While there are several dog tag formats extant around the world, it’s the US Army dog tags form that we are most familiar with. They list the surname, given name, social security number (originally service number), blood type and religion – stamped on small oval pieces of metal that are worn on a metal chain around the neck. The U.S. Army was the first branch to authorize identification tags in War Department General Order No. 204, dated December 20, 1906. The Army altered its regulations on July 6, 1916, and now all soldiers are issued two ID tags — one to remain with the body and the other to go to the individual responsible for the burial for record-keeping purposes. After WWII, the US Navy Department adopted the same dog tags used by the US Army and Air Force, which led to a single size and shape to become the American standard of today.

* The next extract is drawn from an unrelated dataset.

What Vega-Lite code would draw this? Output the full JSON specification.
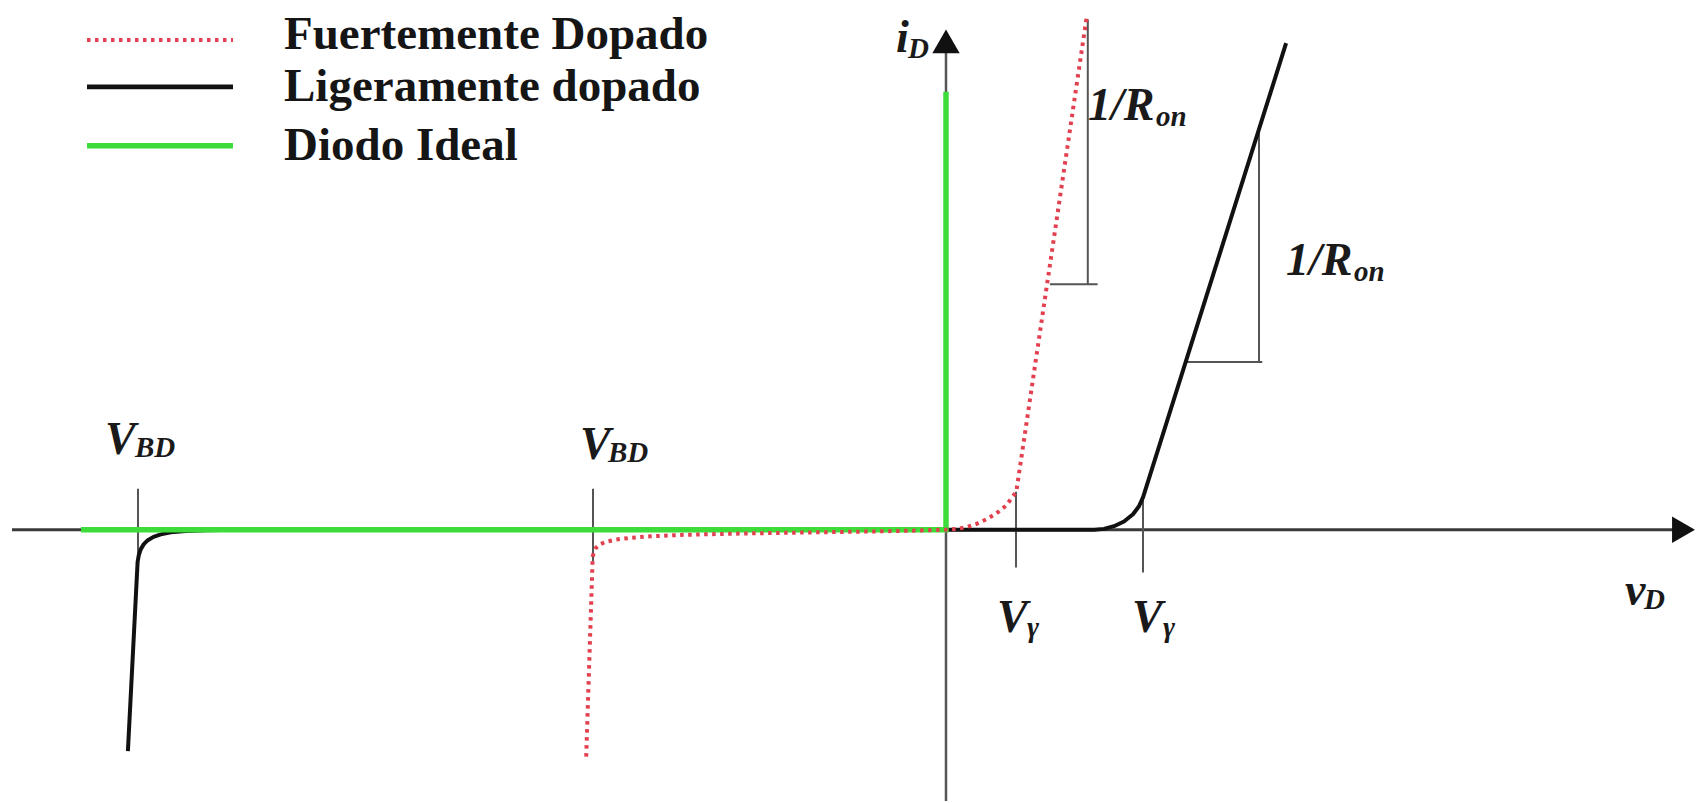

During World War II, dog tags were first worn by civilians when soldiers often gave them to loved ones before deployment or when dating, very much like the high school or college tradition of giving a girlfriend one’s letterman jacket or school ring to wear. Also, in the 1950s, at the height of fears about a possible nuclear war with the USSR, it is rumored that all New York City public school pupils were issued dog tags to identify them in the event of war.

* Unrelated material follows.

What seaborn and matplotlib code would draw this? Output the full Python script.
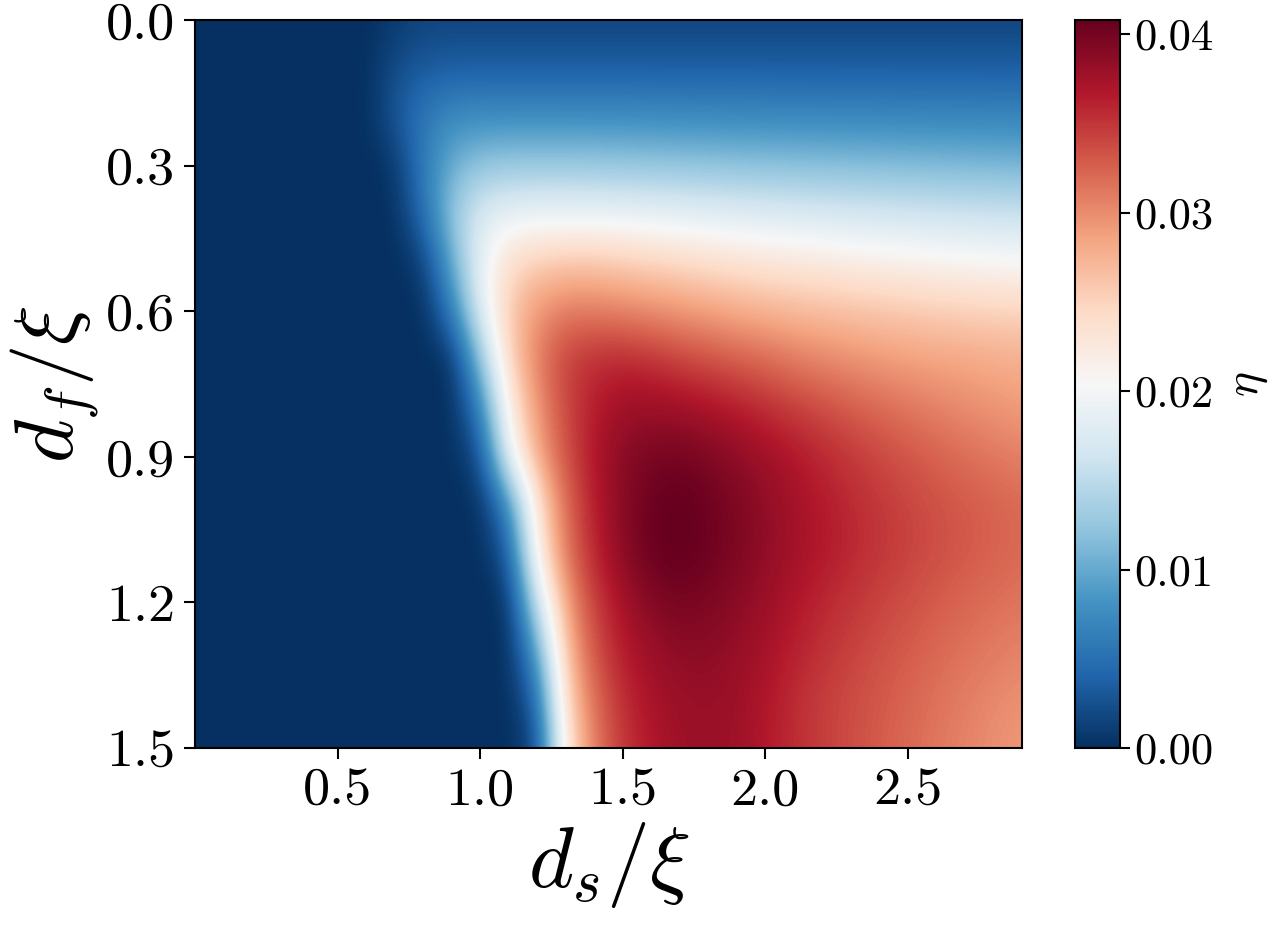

In recent years, the wearing of dog tags has found its way into the fashions favored by the younger generation through a style first termed as “military chic”. Originally, they were worn as a part of a pseudo-style of military uniform by teens and college students wishing to put forward a tough or militaristic image, dog tags have since gained prominence in broader fashion circles, also becoming popular with celebrities like movie or rock stars and athletes. The tags can be engraved with a person’s personal details, sentiments for a loved one, their beliefs or tastes, a favorite quote, or may bear the name and/or logo of a popular band or performer.
Like its military cousin, for the longest time identification tags used to aid in finding lost pets were all stamped or embossed on metal blanks which were more or less limited to a finite amount of information proscribed by the size of the embossed letters used on the tags by the machines employed for stamping. In recent years, new materials like silicone, colored metals and plastics and methods of machine or laser engraving have given birth to a cornucopia of fun, new shapes, colors, and methods of engraving for the new materials which have rendered the old stamped tags obsolete. Gone is the day of the boxy, sometimes unevenly spaced letters borne on a silver or gold-colored metal blank which was only available in limited-sized round or oval shapes.
In addition to a varied palate of colors like red, green, orange, purple, or even reflective choices like a holographic silver, tags now come shaped like hearts, paw prints, dog or cat faces, and dog houses. It’s even possible to find shapes like a skull and crossbones, dog bones, suitcases, stars, t-shirts and the Liberty Bell. Now, anyone can buy personalized id dog tags and can include any type of custom message or design. New laser engraved custom dog tags engrave in a frosty white for a great eye-catching contrast of colors. Modern dog tags or I. D. tags have clearly come a long way from their humble beginnings as a way to keep track of servicemen.